## What is expected
Reproduce the material below line by line, beginning with its first line and ending with the line that contains "from matplotlib.patches import Rectangle"; leave out pictures.

####

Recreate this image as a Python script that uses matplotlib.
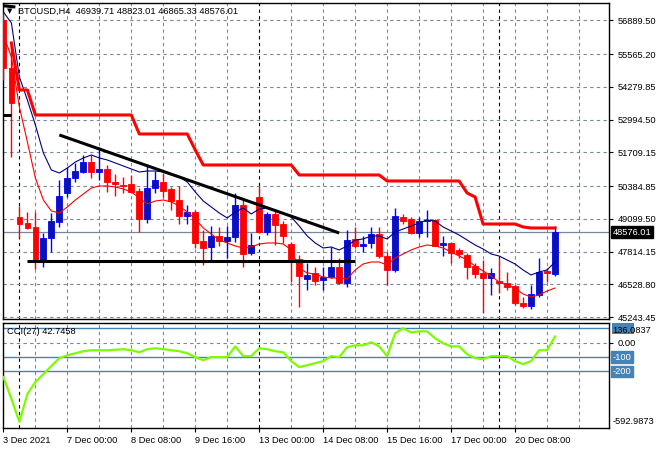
import numpy as np
import matplotlib
matplotlib.use("Agg")
import matplotlib.pyplot as plt
from matplotlib import transforms
from matplotlib.patches import Rectangle

# BTCUSD H4 bars, 3 Dec 2021 16:00 -> 20 Dec 2021
opens = [56901, 55017, 49169, 48934, 48777, 47481, 48345, 48973, 50111, 50700,
         50935, 51328, 50935, 51053, 50543, 50425, 50464, 50190, 49091, 50307,
         50543, 50268, 49836, 49208, 49365, 48227, 47992, 48423, 48227, 48384,
         49640, 47756, 49954, 48580, 49287, 48894, 48109, 47521, 46736, 46971,
         46696, 46814, 47207, 46579, 48306, 48031, 48149, 48502, 47638, 47089,
         49169, 49091, 48541, 49012, 49051, 48070, 48149, 47874, 47678, 47246,
         46971, 46775, 46657, 46579, 46461, 45794, 45676, 46108, 47050, 46939.71]
highs = [57215, 55920, 49601, 49365, 49365, 48541, 49326, 50621, 51132, 51289,
         51603, 51603, 51917, 51210, 50857, 50739, 50818, 50307, 51210, 50975,
         50896, 50347, 50386, 49640, 49444, 48659, 48816, 48777, 48816, 50111,
         49915, 48541, 50386, 49365, 49444, 49012, 48188, 47678, 47364, 47207,
         47207, 47992, 47560, 48659, 48777, 48423, 48777, 48777, 47795, 49522,
         49287, 49169, 49169, 49444, 49091, 48423, 48188, 47952, 47756, 47364,
         47481, 47167, 47560, 47010, 46500, 46029, 46500, 47560, 47167, 48823.01]
lows = [54546, 51524, 48345, 48698, 47128, 47207, 47795, 48777, 49954, 50543,
        50896, 50700, 50621, 50150, 49993, 50111, 50111, 48580, 48934, 50111,
        49954, 49444, 48894, 48894, 47952, 47285, 47403, 48031, 47560, 48188,
        47207, 47678, 48541, 48463, 48070, 48149, 46618, 45637, 46304, 46500,
        46304, 46775, 46539, 46422, 47952, 47795, 47952, 47560, 46500, 47010,
        48894, 48502, 48384, 48384, 48031, 47638, 47364, 47560, 46736, 46775,
        45401, 46108, 46186, 46304, 45715, 45597, 45558, 46029, 46618, 46865.33]
closes = [55017, 53644, 48894, 48737, 47481, 48345, 49012, 49993, 50700, 50975,
          51328, 50935, 51053, 50543, 50464, 50366, 50150, 49091, 50307, 50621,
          50190, 49797, 49208, 49365, 48149, 47952, 48423, 48227, 48384, 49640,
          47717, 48070, 48580, 49287, 48855, 48423, 47521, 46853, 46893, 46657,
          46814, 47207, 46579, 48266, 48031, 48109, 48502, 47638, 47089, 49208,
          49012, 48541, 49012, 49051, 48031, 48149, 47756, 47717, 47207, 46932,
          46775, 46971, 46579, 46422, 45794, 45676, 46147, 47010, 46971, 48576.01]

# indicators
ma_blue = [57215, 56784, 54664, 53761, 52780, 51681, 51014, 50896, 51092, 51328,
           51485, 51603, 51485, 51406, 51289, 51171, 51053, 50935, 50975, 50975,
           50935, 50818, 50739, 50543, 50150, 49797, 49562, 49326, 49130, 49365,
           49522, 49287, 49483, 49522, 49444, 49326, 49169, 48816, 48423, 48149,
           47952, 47992, 47874, 48031, 48266, 48306, 48423, 48423, 48306, 48580,
           48698, 48816, 48934, 49051, 49012, 48777, 48620, 48463, 48266, 48070,
           47913, 47717, 47638, 47481, 47324, 47089, 46893, 47010, 47089, 47403]
ma_red = [56313, 55449, 53487, 52113, 50700, 49836, 49405, 49326, 49562, 49836,
          50072, 50307, 50386, 50386, 50347, 50268, 50150, 49915, 49679, 49797,
          49836, 49758, 49601, 49365, 49091, 48737, 48502, 48266, 48149, 48031,
          47952, 47992, 48109, 48149, 48149, 48109, 47874, 47167, 46971, 46932,
          46814, 46775, 46775, 46736, 47089, 47324, 47403, 47403, 47285, 47560,
          47717, 47874, 47992, 48070, 48031, 47952, 47795, 47638, 47481, 47246,
          47050, 46853, 46618, 46500, 46382, 46147, 46029, 46108, 46264, 46382]
upper_band = [np.nan, 55999, 54154, 54154, 53173, 53173, 53173, 53173, 53173, 53173,
              53173, 53173, 53173, 53173, 53173, 53173, 53173, 52427, 52427, 52427,
              52427, 52427, 52427, 52427, 51799, 51210, 51210, 51210, 51210, 51210,
              51210, 51210, 51210, 51210, 51210, 51210, 51210, 50818, 50818, 50818,
              50818, 50818, 50818, 50818, 50818, 50818, 50818, 50818, 50582, 50582,
              50582, 50582, 50582, 50582, 50582, 50582, 50582, 50582, 50111, 49954,
              48894, 48894, 48894, 48894, 48894, 48777, 48737, 48737, 48737, 48737]
cci = [-239, -391, -550, -357, -274, -219, -163, -108, -88, -74,
       -60, -53, -53, -53, -50, -46, -53, -67, -46, -39,
       -46, -53, -60, -74, -101, -122, -101, -101, -101, -26,
       -94, -94, -39, -46, -60, -67, -129, -170, -157, -143,
       -129, -94, -101, -32, -19, -19, 2, -26, -94, 64,
       99, 71, 78, 78, 30, -5, -26, -26, -81, -108,
       -115, -94, -94, -94, -129, -150, -129, -53, -53, 42.7458]

# drawn objects: (bar start, price start, bar end, price end)
trend_lines = [(7, 52388, 42, 48541), (3, 47454, 44, 47454),
               (-0.1, 57463, 1.5, 57411), (-0.1, 53173, 0.9, 53173)]

price_ticks = [56889.50, 55565.20, 54279.85, 52994.50, 51709.15,
               50384.85, 49099.50, 47814.15, 46528.80, 45243.45]
time_ticks = [0, 8, 16, 24, 32, 40, 48, 56, 64]
time_labels = ["3 Dec 2021", "7 Dec 00:00", "8 Dec 08:00", "9 Dec 16:00",
               "13 Dec 00:00", "14 Dec 08:00", "15 Dec 16:00", "17 Dec 00:00",
               "20 Dec 08:00"]
week_starts = [2, 32, 62]
cci_levels = [100, -100, -200]
last_price = 48576.01

FONT = "Liberation Sans"
FS = 6.7
GRID = "#778899"
LEVEL = "#4682B4"
plt.rcParams['font.family'] = [FONT, 'DejaVu Sans']

fig = plt.figure(figsize=(6.6, 4.5), dpi=100)
ax = fig.add_axes([3 / 660, 1 - 319 / 450, 606 / 660, 316 / 450])
cax = fig.add_axes([3 / 660, 1 - 428 / 450, 606 / 660, 105 / 450])

n = len(opens)
x = np.arange(n)
o = np.array(opens); h = np.array(highs); l = np.array(lows); c = np.array(closes)
up = c >= o
xlim = (-0.05, 75.75)

for a in (ax, cax):
    a.set_xlim(*xlim)
    for gx in range(4, 76, 4):
        if gx not in week_starts:
            a.axvline(gx, color=GRID, lw=0.8, dashes=(3, 3), zorder=0)
    for wx in week_starts:
        a.axvline(wx, color="black", lw=0.8, dashes=(3, 3), zorder=0)
    for s in a.spines.values():
        s.set_color("black")
        s.set_linewidth(1)

# price grid
for p in price_ticks:
    ax.axhline(p, color=GRID, lw=0.8, dashes=(3, 3), zorder=0)
ax.axhline(last_price, color=GRID, lw=0.9, zorder=1)

# candles
body_lo = np.minimum(o, c)
body_h = np.maximum(np.abs(c - o), 40)
ax.vlines(x[up], l[up], h[up], color="#0000FF", lw=1, zorder=3)
ax.vlines(x[~up], l[~up], h[~up], color="#FF0000", lw=1, zorder=3)
ax.bar(x[up], body_h[up], bottom=body_lo[up], width=0.72, color="#0A14A8",
       edgecolor="#0000FF", linewidth=0.6, zorder=4)
ax.bar(x[~up], body_h[~up], bottom=body_lo[~up], width=0.72, color="#FF0000",
       edgecolor="#FF0000", linewidth=0.6, zorder=4)

ax.plot(x, ma_blue, color="#000080", lw=0.8, zorder=5)
ax.plot(x, ma_red, color="#FF0000", lw=0.8, zorder=5)
ax.plot(x, upper_band, color="#FF0000", lw=2.2, zorder=5)
for x0, y0, x1, y1 in trend_lines:
    ax.plot([x0, x1], [y0, y1], color="black", lw=2.2, zorder=6,
            solid_capstyle="butt")

ax.set_ylim(45165, 57568)
ax.set_xticks([])
ax.yaxis.tick_right()
ax.set_yticks(price_ticks, ["%.2f" % p for p in price_ticks])
ax.tick_params(axis="y", length=3, width=0.8, pad=3, labelsize=FS)

trans = transforms.blended_transform_factory(ax.transAxes, ax.transData)
ax.text(1.006, last_price, "%.2f" % last_price, transform=trans, va="center",
        ha="left", color="white", fontsize=FS, zorder=10,
        bbox=dict(boxstyle="square,pad=0.18", fc="black", ec="black"))

fig.text(10 / 660, 1 - 11 / 450, "\u25bc", fontsize=5, va="center", ha="center",
         family="DejaVu Sans", color="black")
fig.text(18 / 660, 1 - 11 / 450, "BTCUSD,H4  46939.71 48823.01 46865.33 48576.01",
         fontsize=FS, va="center", ha="left", color="black")

# CCI panel
cax.axhline(0, color=GRID, lw=0.8, dashes=(3, 3), zorder=0)
for lv in cci_levels:
    cax.axhline(lv, color=LEVEL, lw=1, zorder=1)
cax.plot(x, cci, color="#7CFC00", lw=1.6, zorder=5)
cax.set_ylim(-592.9873, 136.0837)
cax.yaxis.tick_right()
cax.set_yticks([0], ["0.00"])
cax.tick_params(axis="y", length=3, width=0.8, pad=3, labelsize=FS)
ctrans = transforms.blended_transform_factory(cax.transAxes, cax.transData)
for lv in cci_levels[1:]:
    cax.text(1.006, lv, "%d" % lv, transform=ctrans, va="center", ha="left",
             color="white", fontsize=FS, zorder=9,
             bbox=dict(boxstyle="square,pad=0.15", fc=LEVEL, ec=LEVEL))
# level-100 marker sits under the top value label, as in the terminal
cax.add_patch(Rectangle((1.005, 62), 0.036, 76, transform=ctrans, fc=LEVEL,
                        ec="none", clip_on=False, zorder=8))
cax.text(1.006, 0.93, "136.0837", transform=cax.transAxes, va="center",
         ha="left", color="black", fontsize=FS, zorder=10)
cax.text(1.006, 0.06, "-592.9873", transform=cax.transAxes, va="center",
         ha="left", color="black", fontsize=FS)
cax.text(0.007, 0.92, "CCI(27) 42.7458", transform=cax.transAxes, va="center",
         ha="left", color="black", fontsize=FS)

cax.set_xticks(time_ticks, time_labels)
for t in cax.get_xticklabels():
    t.set_horizontalalignment("left")
cax.tick_params(axis="x", length=3, width=0.8, pad=3, labelsize=FS)

fig.savefig("out.png", dpi=100, facecolor="white")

####

## Task output
Recreate this image as a Python script that uses matplotlib.
import numpy as np
import matplotlib
matplotlib.use("Agg")
import matplotlib.pyplot as plt
from matplotlib import transforms
from matplotlib.patches import Rectangle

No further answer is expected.